Though cppreference mentions an "order of operation" I see a limitation: object existence may still be a prerequisite. Order of operation (implicit creation, then "copy") is stated at timsong-cpp.github.io/cppwp/n4861/cstring.syn#3 but timsong-cpp.github.io/cppwp/n4861/cstring.syn#1 sends to (for instance) open-std.org/JTC1/SC22/WG14/www/docs/n3220.pdf §7.26.2.3 that states that source is the address of an object (though in C sense) and my reading is that this existence is prior to the call.
The C definition of object is much more lax and much less important than in C++; if you're trying to claim C object rules apply in C++, you may as well just discard most C APIs incorporated by reference without modification to the C++ standard, because their spec clearly wasn't written with C++ in mind. If the C++-specific rules say it creates objects first, it creates objects first.

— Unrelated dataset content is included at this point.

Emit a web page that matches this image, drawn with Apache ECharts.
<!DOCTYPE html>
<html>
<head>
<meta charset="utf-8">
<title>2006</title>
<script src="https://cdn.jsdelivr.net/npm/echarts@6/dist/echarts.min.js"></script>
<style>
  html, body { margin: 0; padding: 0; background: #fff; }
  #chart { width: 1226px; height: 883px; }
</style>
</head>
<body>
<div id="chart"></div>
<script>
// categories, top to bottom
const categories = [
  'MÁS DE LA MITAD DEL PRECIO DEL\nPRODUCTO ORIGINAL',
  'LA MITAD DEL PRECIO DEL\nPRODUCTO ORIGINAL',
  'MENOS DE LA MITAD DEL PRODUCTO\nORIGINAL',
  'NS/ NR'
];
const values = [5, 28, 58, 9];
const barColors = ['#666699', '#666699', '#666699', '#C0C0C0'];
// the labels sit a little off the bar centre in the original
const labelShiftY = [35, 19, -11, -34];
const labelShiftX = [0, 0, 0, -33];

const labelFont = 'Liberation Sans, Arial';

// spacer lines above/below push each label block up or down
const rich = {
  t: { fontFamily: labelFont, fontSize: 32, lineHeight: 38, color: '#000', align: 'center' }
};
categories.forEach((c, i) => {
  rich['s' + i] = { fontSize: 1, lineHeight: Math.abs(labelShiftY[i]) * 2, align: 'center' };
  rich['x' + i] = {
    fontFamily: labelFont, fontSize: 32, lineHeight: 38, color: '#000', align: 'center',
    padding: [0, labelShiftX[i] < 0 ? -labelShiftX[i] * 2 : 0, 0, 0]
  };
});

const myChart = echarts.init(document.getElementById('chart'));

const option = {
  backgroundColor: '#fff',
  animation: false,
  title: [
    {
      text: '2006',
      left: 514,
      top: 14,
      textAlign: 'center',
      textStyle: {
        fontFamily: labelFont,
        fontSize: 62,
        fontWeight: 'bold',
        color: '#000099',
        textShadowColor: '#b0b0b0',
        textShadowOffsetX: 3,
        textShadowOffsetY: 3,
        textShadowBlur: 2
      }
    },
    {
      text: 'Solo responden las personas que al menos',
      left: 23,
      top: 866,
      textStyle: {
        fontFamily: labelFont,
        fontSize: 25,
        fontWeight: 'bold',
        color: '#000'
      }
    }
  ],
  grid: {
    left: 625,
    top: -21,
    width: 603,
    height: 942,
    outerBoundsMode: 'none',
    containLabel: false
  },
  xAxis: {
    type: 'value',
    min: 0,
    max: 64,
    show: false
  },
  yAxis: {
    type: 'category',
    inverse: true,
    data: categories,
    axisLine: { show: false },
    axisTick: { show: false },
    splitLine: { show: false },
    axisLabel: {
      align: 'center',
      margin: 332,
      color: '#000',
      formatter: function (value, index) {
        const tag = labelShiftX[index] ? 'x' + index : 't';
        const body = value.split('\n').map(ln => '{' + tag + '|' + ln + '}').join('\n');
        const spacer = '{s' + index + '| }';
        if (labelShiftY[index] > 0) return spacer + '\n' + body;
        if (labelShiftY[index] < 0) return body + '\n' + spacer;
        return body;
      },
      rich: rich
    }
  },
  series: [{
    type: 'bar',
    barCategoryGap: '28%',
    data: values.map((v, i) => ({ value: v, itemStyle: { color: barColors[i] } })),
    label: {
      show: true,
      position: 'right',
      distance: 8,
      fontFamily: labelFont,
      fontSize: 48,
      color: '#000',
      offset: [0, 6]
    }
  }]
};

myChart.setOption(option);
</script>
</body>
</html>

besides I've just found also this close question: stackoverflow.com/questions/53340727/… The accepted answer is that using mmap or any memory mapping is UB in C++, though it has resulted in a heated debate.
That question is from 2018, and predates the defect report that backported the concept of implicit object creation to all C++ standards (with it being directly incorporated into C++20).
Please see Nate Eldredge's comment under the question.